September 23, Graduate Center: Alexei Miasnikov (McGill University), Modern Cryptanalysis: generic complexity and asymptotic algebra.
Abstract: In this talk I am going to discuss two recent developments in modern cryptanalysis: generic complexity and asymptotic dominance. The first one concerns behavior of algorithms on most typical, or "generic", inputs, while the second one deals with the asymptotically most dominant properties of algebraic objects. My focus will be on some new intriguing mathematical problems and ideas that are coming to algebra, and especially to group theory, from modern algebraic cryptography.
September 30, Graduate Center: Vladimir Shpilrain (City College), Using decision problems in public key cryptography.
Abstract: In this talk, we suggest to use decision problems from combinatorial group theory as the core of a public key cryptosystem. Decision problems are problems of the following nature: given a property P and an object O, find out whether or not the object O has the property P. We show that decision problems may be useful when one addresses the ultimate challenge of public key cryptography: to design a cryptosystem that would be secure against "brute force" attacks by an adversary with unlimited computational speed. By using a popular decision problem, the word problem in groups, we design a cryptosystem with the following features: (1) Bob transmits to Alice an encrypted binary sequence which Alice decrypts correctly with probability "very close" to 1; (2) the adversary, Eve, who is assumed to have unlimited computational speed (although limited memory), can positively identify those places in Bob's binary sequence where he intended to transmit a 1. However, there is no way for Eve (at least, in theory) to be sure that in the remaining places Bob intended to transmit a 0.
This is joint work with Gabriel Zapata.
October 21, Graduate Center: Benjamin Fine (Fairfield University), Algebraic Cryptosystems Using Linear Groups
October 28, Graduate Center: Nicholas Touikan (McGill University), A fast algorithm for Stallings' folding process
Abstract: In this talk I will present an algorithm that performs Stalling's folding process. In particular it takes as input a tuple of reduced words J_1,...,J_m from a free group and outputs a folded graph for the subgroup H generated by J_1,...,J_m. This graph can be seen as the "core" of the covering space of a bouquet of circles corresponding to the subgroup H, the automaton that accepts H etc. The main result is that it runs in time O(n log^*(n)) where log^* is a slowly growing function. After discussing some direct applications, I plan on showing the problems arising from a "naive" approach which will motivate the use of abstract data structures which, when used properly, enable us to construct an algorithm that runs in the advertised time. I will then discuss trivial modifications that will enable us to apply this algorithm to more general folding problems.

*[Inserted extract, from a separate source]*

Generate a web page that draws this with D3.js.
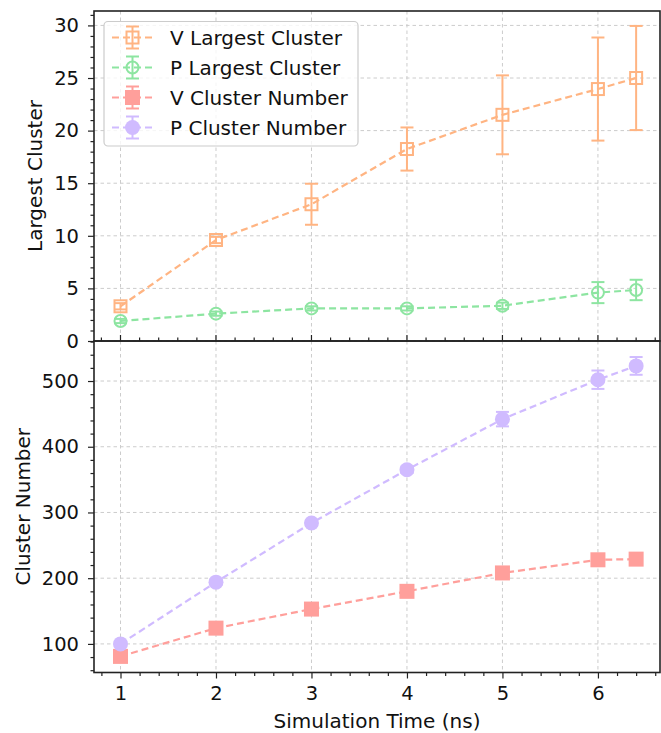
<!DOCTYPE html>
<html>
<head>
<meta charset="utf-8">
<script src="https://cdn.jsdelivr.net/npm/d3@7"></script>
<style>
body { margin:0; background:#fff; }
svg { display:block; font-family:"DejaVu Sans", sans-serif; }
</style>
</head>
<body>
<svg width="661" height="733"></svg>
<script>
// simulation time (ns)
var times = [1, 2, 3, 4, 5, 6, 6.4];

// top panel: largest cluster
var vLargest = [3.3, 9.6, 13.0, 18.25, 21.5, 23.95, 25.0];
var vLargestErr = [0.3, 0.3, 1.95, 2.05, 3.75, 4.9, 4.95];
var pLargest = [1.9, 2.6, 3.1, 3.1, 3.35, 4.6, 4.85];
var pLargestErr = [0.2, 0.2, 0.2, 0.2, 0.3, 1.0, 0.97];

// bottom panel: cluster number
var vNumber = [81, 124, 153, 180, 208, 228, 229];
var vNumberErr = [3, 3, 3, 3, 4, 5, 6];
var pNumber = [100, 194, 284, 365, 442, 502, 523];
var pNumberErr = [3, 4, 4, 5, 11, 14, 13.5];

var xTicks = [1, 2, 3, 4, 5, 6];
var topTicks = [0, 5, 10, 15, 20, 25, 30];
var bottomTicks = [100, 200, 300, 400, 500];
var legendLabels = ["V Largest Cluster", "P Largest Cluster", "V Cluster Number", "P Cluster Number"];

var orange = "#ffb482", green = "#8de5a1", salmon = "#ff9f9b", purple = "#d0bbff";

var svg = d3.select("svg");
var left = 94, right = 660;
var topPanel = {y0:11, y1:341};
var bottomPanel = {y0:341, y1:672.5};

var xScale = d3.scaleLinear().domain([0.7225, 6.65]).range([left, right]);
var yTop = d3.scaleLinear().domain([0, 31.37]).range([topPanel.y1, topPanel.y0]);
var yBottom = d3.scaleLinear().domain([56.5, 560.9]).range([bottomPanel.y1, bottomPanel.y0]);

var drawGrid = function(g, yScale, yTicks, panel)
{
    g.selectAll("line.gx")
        .data(xTicks)
        .enter()
        .append("line")
        .attr("x1", function(d){return xScale(d)})
        .attr("x2", function(d){return xScale(d)})
        .attr("y1", panel.y0)
        .attr("y2", panel.y1)
        .attr("stroke", "#cccccc")
        .attr("stroke-width", 1)
        .attr("stroke-dasharray", "3.5,3")
    g.selectAll("line.gy")
        .data(yTicks)
        .enter()
        .append("line")
        .attr("x1", left)
        .attr("x2", right)
        .attr("y1", function(d){return yScale(d)})
        .attr("y2", function(d){return yScale(d)})
        .attr("stroke", "#cccccc")
        .attr("stroke-width", 1)
        .attr("stroke-dasharray", "3.5,3")
}

var drawYAxis = function(yScale, yTicks, minorStep, panel)
{
    var lo = yScale.domain()[0], hi = yScale.domain()[1];
    var minors = d3.range(Math.ceil(lo / minorStep) * minorStep, hi + 0.001, minorStep)
        .filter(function(v){return yTicks.indexOf(v) < 0});
    var axis = d3.axisLeft(yScale)
        .tickValues(yTicks)
        .tickSize(6)
        .tickPadding(9)
        .tickFormat(d3.format("d"));
    var minorAxis = d3.axisLeft(yScale)
        .tickValues(minors)
        .tickSize(3.5)
        .tickFormat("");
    var ga = svg.append("g").attr("transform", "translate(" + left + ",0)").call(axis);
    var gm = svg.append("g").attr("transform", "translate(" + left + ",0)").call(minorAxis);
    [ga, gm].forEach(function(g)
    {
        g.select(".domain").remove();
        g.selectAll("line").attr("stroke", "#222").attr("stroke-width", 1.2);
    });
    ga.selectAll("text")
        .attr("font-size", 19.5)
        .attr("font-family", "DejaVu Sans")
        .attr("fill", "#111");
}

var drawSeries = function(g, yScale, ys, errs, color, marker, filled)
{
    var pts = times.map(function(t, i){return {x:t, y:ys[i], e:errs[i]}});
    var line = d3.line()
        .x(function(p){return xScale(p.x)})
        .y(function(p){return yScale(p.y)});
    g.append("path")
        .datum(pts)
        .attr("d", line)
        .attr("fill", "none")
        .attr("stroke", color)
        .attr("stroke-width", 2.2)
        .attr("stroke-dasharray", "7,4");
    var bars = g.selectAll(null).data(pts).enter().append("g");
    bars.append("line")
        .attr("x1", function(p){return xScale(p.x)})
        .attr("x2", function(p){return xScale(p.x)})
        .attr("y1", function(p){return yScale(p.y - p.e)})
        .attr("y2", function(p){return yScale(p.y + p.e)})
        .attr("stroke", color).attr("stroke-width", 2);
    [-1, 1].forEach(function(s)
    {
        bars.append("line")
            .attr("x1", function(p){return xScale(p.x) - 6.5})
            .attr("x2", function(p){return xScale(p.x) + 6.5})
            .attr("y1", function(p){return yScale(p.y + s * p.e)})
            .attr("y2", function(p){return yScale(p.y + s * p.e)})
            .attr("stroke", color).attr("stroke-width", 2);
    });
    pts.forEach(function(p)
    {
        drawMarker(g, xScale(p.x), yScale(p.y), color, marker, filled);
    });
}

var drawMarker = function(g, cx, cy, color, marker, filled)
{
    if (marker == "square")
    {
        var s = filled ? 15 : 12;
        g.append("rect")
            .attr("x", cx - s / 2).attr("y", cy - s / 2)
            .attr("width", s).attr("height", s)
            .attr("fill", filled ? color : "none")
            .attr("stroke", filled ? "none" : color)
            .attr("stroke-width", 2);
    }
    else
    {
        g.append("circle")
            .attr("cx", cx).attr("cy", cy)
            .attr("r", filled ? 7.5 : 6)
            .attr("fill", filled ? color : "none")
            .attr("stroke", filled ? "none" : color)
            .attr("stroke-width", 2);
    }
}

// grids
drawGrid(svg.append("g"), yTop, topTicks, topPanel);
drawGrid(svg.append("g"), yBottom, bottomTicks, bottomPanel);

// data
var topG = svg.append("g");
drawSeries(topG, yTop, vLargest, vLargestErr, orange, "square", false);
drawSeries(topG, yTop, pLargest, pLargestErr, green, "circle", false);
var botG = svg.append("g");
drawSeries(botG, yBottom, vNumber, vNumberErr, salmon, "square", true);
drawSeries(botG, yBottom, pNumber, pNumberErr, purple, "circle", true);

// y axes
drawYAxis(yTop, topTicks, 1, topPanel);
drawYAxis(yBottom, bottomTicks, 20, bottomPanel);

// x ticks: up into the top panel, down below the bottom panel
var xMinors = d3.range(0.8, 6.65, 0.2).map(function(v){return +v.toFixed(1)})
    .filter(function(v){return xTicks.indexOf(v) < 0});
var xTop = svg.append("g").attr("transform", "translate(0," + topPanel.y1 + ")");
xTop.selectAll("line.maj").data(xTicks).enter().append("line")
    .attr("x1", function(d){return xScale(d)}).attr("x2", function(d){return xScale(d)})
    .attr("y1", 0).attr("y2", -6).attr("stroke", "#222").attr("stroke-width", 1.2);
xTop.selectAll("line.min").data(xMinors).enter().append("line")
    .attr("x1", function(d){return xScale(d)}).attr("x2", function(d){return xScale(d)})
    .attr("y1", 0).attr("y2", -3.5).attr("stroke", "#222").attr("stroke-width", 1.2);

var xAxis = d3.axisBottom(xScale).tickValues(xTicks).tickSize(6).tickPadding(8).tickFormat(d3.format("d"));
var xMinor = d3.axisBottom(xScale).tickValues(xMinors).tickSize(3.5).tickFormat("");
var gx = svg.append("g").attr("transform", "translate(0," + bottomPanel.y1 + ")").call(xAxis);
var gxm = svg.append("g").attr("transform", "translate(0," + bottomPanel.y1 + ")").call(xMinor);
[gx, gxm].forEach(function(g)
{
    g.select(".domain").remove();
    g.selectAll("line").attr("stroke", "#222").attr("stroke-width", 1.2);
});
gx.selectAll("text").attr("font-size", 19.5).attr("font-family", "DejaVu Sans").attr("fill", "#111");

// frames
[topPanel, bottomPanel].forEach(function(p)
{
    svg.append("rect")
        .attr("x", left).attr("y", p.y0)
        .attr("width", right - left).attr("height", p.y1 - p.y0)
        .attr("fill", "none")
        .attr("stroke", "#222")
        .attr("stroke-width", 1.6);
});

// axis labels
svg.append("text")
    .attr("transform", "translate(41.5," + (topPanel.y0 + topPanel.y1) / 2 + ") rotate(-90)")
    .attr("text-anchor", "middle")
    .attr("font-size", 20)
    .attr("fill", "#111")
    .text("Largest Cluster");
svg.append("text")
    .attr("transform", "translate(29.5," + (bottomPanel.y0 + bottomPanel.y1) / 2 + ") rotate(-90)")
    .attr("text-anchor", "middle")
    .attr("font-size", 20)
    .attr("fill", "#111")
    .text("Cluster Number");
svg.append("text")
    .attr("x", (left + right) / 2)
    .attr("y", 728)
    .attr("text-anchor", "middle")
    .attr("font-size", 20)
    .attr("fill", "#111")
    .text("Simulation Time (ns)");

// legend
var legendColors = [orange, green, salmon, purple];
var legendMarkers = [["square", false], ["circle", false], ["square", true], ["circle", true]];
var legend = svg.append("g");
legend.append("rect")
    .attr("x", 104).attr("y", 21.5)
    .attr("width", 254).attr("height", 124.5)
    .attr("rx", 4)
    .attr("fill", "white").attr("fill-opacity", 0.8)
    .attr("stroke", "#cccccc").attr("stroke-width", 1.2);
legendLabels.forEach(function(lab, i)
{
    var cy = 37.5 + i * 30;
    var c = legendColors[i];
    legend.append("line")
        .attr("x1", 112).attr("x2", 153).attr("y1", cy).attr("y2", cy)
        .attr("stroke", c).attr("stroke-width", 2.2).attr("stroke-dasharray", "7,4");
    legend.append("line")
        .attr("x1", 132.5).attr("x2", 132.5).attr("y1", cy - 11).attr("y2", cy + 11)
        .attr("stroke", c).attr("stroke-width", 2);
    [-11, 11].forEach(function(o)
    {
        legend.append("line")
            .attr("x1", 126).attr("x2", 139).attr("y1", cy + o).attr("y2", cy + o)
            .attr("stroke", c).attr("stroke-width", 2);
    });
    drawMarker(legend, 132.5, cy, c, legendMarkers[i][0], legendMarkers[i][1]);
    legend.append("text")
        .attr("x", 170).attr("y", cy + 7.3)
        .attr("font-size", 20)
        .attr("fill", "#111")
        .text(lab);
});
</script>
</body>
</html>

November 4, Stevens Institute: Jean-Camille Birget (Rutgers University), Graphical passwords
Abstract: Passwords are the most commonly used form of user authentication. They are also one of the weakest links of computer security systems. Graphical passwords are based on visual information and try to exploit the innate human ability to process images. An example of a system that we developed uses an image on the screen and lets the user choose a few click points; these click points are the ``password", and the user has to click closely to these points again in order to log in. There are some interesting implementation problems for this graphical password system. I'll also talk about usability, human factors, and the possibility of dictionary attacks. Another topic is the design of password systems that are resistant to ``shoulder surfing" (i.e., where the login is observed without the password being revealed).
December 9, Stevens Institute: Alexandra Boldyreva (Georgia Institute of Technology), Public-Key Encryption in a Multi-User Setting: Privacy, Anonymity and Efficiency.
Abstract: This talk is about using the provable security techniques and, in particular, having appropriate security models for the analysis and design of secure and efficient encryption schemes for various goals and settings. Encryption is a tool for achieving information privacy. It is usually analyzed in the single-user setting, where only a single recipient of encrypted data is considered. In the real word, however, there are many users sending each other encrypted data. We investigate the crucial question of whether protocols’ various security properties hold in the real “multi-user” setting. First, we address data-privacy of public-key encryption schemes in the multi-user setting, namely in the presence of attacks involving the encryption of related messages under different public keys, as exemplified by Hastad’s classical attacks on RSA. We provide a model for measuring the security in this setting and prove that security in the single-user setting implies security in the multi-user setting, as long as the former is interpreted in the strong sense. This reassuring result pinpoints many schemes guaranteed to be secure in the multi-user setting. We then highlight the importance in practice of considering and achieving better concrete security, and present improved concrete security results for two popular schemes. While hiding data was considered the only goal of encryption, the emerging concerns about the users’ privacy rights in the digital world highlighted the importance of another property, namely, hiding identities of intended recipients of encrypted data. Next, we study this property of encryption in the multi-user setting, which we call “anonymity” or “key-privacy”. Finally, we propose and explore an interesting technique that offers important performance and bandwidth benefits in scenarios where a sender needs to encrypt messages for several receivers. We also provide a general test that helps to determine when the technique can be securely applied.